§ What to do
Restate each of the lines below word for word and drop every picture.

════════

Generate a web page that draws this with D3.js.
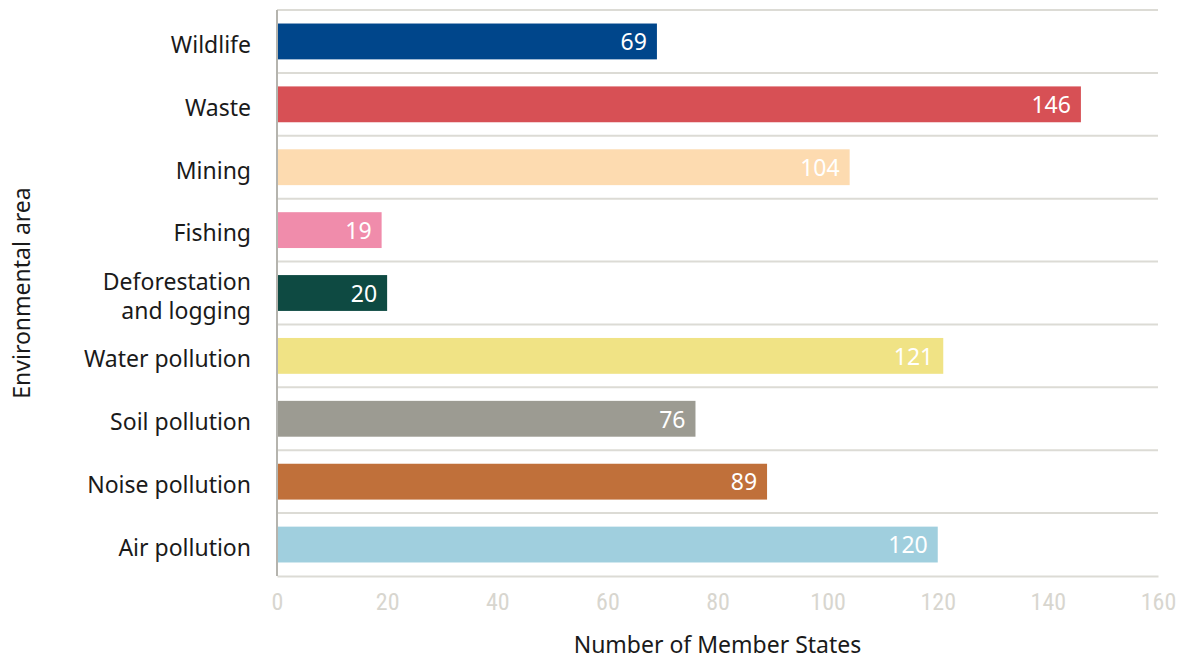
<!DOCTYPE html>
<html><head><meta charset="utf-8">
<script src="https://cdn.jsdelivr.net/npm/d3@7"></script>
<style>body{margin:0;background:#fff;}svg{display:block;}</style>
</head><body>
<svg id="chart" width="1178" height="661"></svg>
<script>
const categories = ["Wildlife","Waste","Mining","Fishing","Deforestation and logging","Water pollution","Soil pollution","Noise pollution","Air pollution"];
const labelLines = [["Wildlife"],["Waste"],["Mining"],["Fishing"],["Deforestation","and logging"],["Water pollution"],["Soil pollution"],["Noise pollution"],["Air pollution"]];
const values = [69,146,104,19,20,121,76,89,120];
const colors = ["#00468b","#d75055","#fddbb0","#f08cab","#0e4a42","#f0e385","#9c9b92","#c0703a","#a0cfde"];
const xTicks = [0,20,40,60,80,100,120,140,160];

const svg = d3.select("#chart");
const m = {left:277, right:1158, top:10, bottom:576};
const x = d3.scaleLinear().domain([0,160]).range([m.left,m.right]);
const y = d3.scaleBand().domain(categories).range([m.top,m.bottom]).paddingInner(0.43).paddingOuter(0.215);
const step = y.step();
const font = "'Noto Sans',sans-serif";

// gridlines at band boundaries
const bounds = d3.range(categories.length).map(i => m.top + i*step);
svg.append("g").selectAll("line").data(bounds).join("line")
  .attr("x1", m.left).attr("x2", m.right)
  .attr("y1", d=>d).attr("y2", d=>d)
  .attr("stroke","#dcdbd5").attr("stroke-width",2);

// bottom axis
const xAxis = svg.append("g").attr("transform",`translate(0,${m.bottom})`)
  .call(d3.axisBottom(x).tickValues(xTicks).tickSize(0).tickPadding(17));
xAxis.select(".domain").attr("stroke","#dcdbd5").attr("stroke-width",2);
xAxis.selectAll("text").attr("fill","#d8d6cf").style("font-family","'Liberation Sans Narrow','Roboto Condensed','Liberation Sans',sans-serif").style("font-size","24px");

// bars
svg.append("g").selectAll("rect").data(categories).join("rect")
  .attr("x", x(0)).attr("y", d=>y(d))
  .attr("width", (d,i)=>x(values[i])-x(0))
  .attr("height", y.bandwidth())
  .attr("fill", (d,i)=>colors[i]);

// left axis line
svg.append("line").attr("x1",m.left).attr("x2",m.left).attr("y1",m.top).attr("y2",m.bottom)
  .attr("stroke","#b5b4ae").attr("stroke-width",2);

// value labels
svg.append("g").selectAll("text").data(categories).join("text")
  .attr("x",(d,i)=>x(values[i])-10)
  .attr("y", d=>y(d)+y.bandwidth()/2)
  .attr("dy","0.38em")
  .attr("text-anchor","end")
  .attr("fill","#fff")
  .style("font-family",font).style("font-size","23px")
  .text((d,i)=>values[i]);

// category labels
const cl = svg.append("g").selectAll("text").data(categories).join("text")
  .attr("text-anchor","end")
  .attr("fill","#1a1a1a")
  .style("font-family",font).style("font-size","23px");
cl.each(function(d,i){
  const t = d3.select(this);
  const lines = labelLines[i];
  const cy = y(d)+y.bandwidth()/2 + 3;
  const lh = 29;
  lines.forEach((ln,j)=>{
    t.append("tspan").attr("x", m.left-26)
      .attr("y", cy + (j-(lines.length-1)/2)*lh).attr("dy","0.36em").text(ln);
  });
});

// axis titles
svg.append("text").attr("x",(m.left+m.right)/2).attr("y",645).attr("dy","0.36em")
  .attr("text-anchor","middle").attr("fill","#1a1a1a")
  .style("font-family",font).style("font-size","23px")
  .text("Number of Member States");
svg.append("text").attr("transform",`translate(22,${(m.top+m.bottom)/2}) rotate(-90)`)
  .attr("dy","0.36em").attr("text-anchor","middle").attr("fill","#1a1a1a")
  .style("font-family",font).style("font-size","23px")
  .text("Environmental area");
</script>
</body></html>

════════

§ Task solution
Generate a web page that draws this with D3.js.
<!DOCTYPE html>
<html><head><meta charset="utf-8">
<script src="https://cdn.jsdelivr.net/npm/d3@7"></script>
<style>body{margin:0;background:#fff;}svg{display:block;}</style>
</head><body>
<svg id="chart" width="1178" height="661"></svg>
<script>
const categories = ["Wildlife","Waste","Mining","Fishing","Deforestation and logging","Water pollution","Soil pollution","Noise pollution","Air pollution"];
const labelLines = [["Wildlife"],["Waste"],["Mining"],["Fishing"],["Deforestation","and logging"],["Water pollution"],["Soil pollution"],["Noise pollution"],["Air pollution"]];
const values = [69,146,104,19,20,121,76,89,120];
const colors = ["#00468b","#d75055","#fddbb0","#f08cab","#0e4a42","#f0e385","#9c9b92","#c0703a","#a0cfde"];
const xTicks = [0,20,40,60,80,100,120,140,160];

const svg = d3.select("#chart");
const m = {left:277, right:1158, top:10, bottom:576};
const x = d3.scaleLinear().domain([0,160]).range([m.left,m.right]);
const y = d3.scaleBand().domain(categories).range([m.top,m.bottom]).paddingInner(0.43).paddingOuter(0.215);
const step = y.step();
const font = "'Noto Sans',sans-serif";

// gridlines at band boundaries
const bounds = d3.range(categories.length).map(i => m.top + i*step);
svg.append("g").selectAll("line").data(bounds).join("line")
  .attr("x1", m.left).attr("x2", m.right)
  .attr("y1", d=>d).attr("y2", d=>d)
  .attr("stroke","#dcdbd5").attr("stroke-width",2);

// bottom axis
const xAxis = svg.append("g").attr("transform",`translate(0,${m.bottom})`)
  .call(d3.axisBottom(x).tickValues(xTicks).tickSize(0).tickPadding(17));
xAxis.select(".domain").attr("stroke","#dcdbd5").attr("stroke-width",2);
xAxis.selectAll("text").attr("fill","#d8d6cf").style("font-family","'Liberation Sans Narrow','Roboto Condensed','Liberation Sans',sans-serif").style("font-size","24px");

// bars
svg.append("g").selectAll("rect").data(categories).join("rect")
  .attr("x", x(0)).attr("y", d=>y(d))
  .attr("width", (d,i)=>x(values[i])-x(0))
  .attr("height", y.bandwidth())
  .attr("fill", (d,i)=>colors[i]);

// left axis line
svg.append("line").attr("x1",m.left).attr("x2",m.left).attr("y1",m.top).attr("y2",m.bottom)
  .attr("stroke","#b5b4ae").attr("stroke-width",2);

// value labels
svg.append("g").selectAll("text").data(categories).join("text")
  .attr("x",(d,i)=>x(values[i])-10)
  .attr("y", d=>y(d)+y.bandwidth()/2)
  .attr("dy","0.38em")
  .attr("text-anchor","end")
  .attr("fill","#fff")
  .style("font-family",font).style("font-size","23px")
  .text((d,i)=>values[i]);

// category labels
const cl = svg.append("g").selectAll("text").data(categories).join("text")
  .attr("text-anchor","end")
  .attr("fill","#1a1a1a")
  .style("font-family",font).style("font-size","23px");
cl.each(function(d,i){
  const t = d3.select(this);
  const lines = labelLines[i];
  const cy = y(d)+y.bandwidth()/2 + 3;
  const lh = 29;
  lines.forEach((ln,j)=>{
    t.append("tspan").attr("x", m.left-26)
      .attr("y", cy + (j-(lines.length-1)/2)*lh).attr("dy","0.36em").text(ln);
  });
});

// axis titles
svg.append("text").attr("x",(m.left+m.right)/2).attr("y",645).attr("dy","0.36em")
  .attr("text-anchor","middle").attr("fill","#1a1a1a")
  .style("font-family",font).style("font-size","23px")
  .text("Number of Member States");
svg.append("text").attr("transform",`translate(22,${(m.top+m.bottom)/2}) rotate(-90)`)
  .attr("dy","0.36em").attr("text-anchor","middle").attr("fill","#1a1a1a")
  .style("font-family",font).style("font-size","23px")
  .text("Environmental area");
</script>
</body></html>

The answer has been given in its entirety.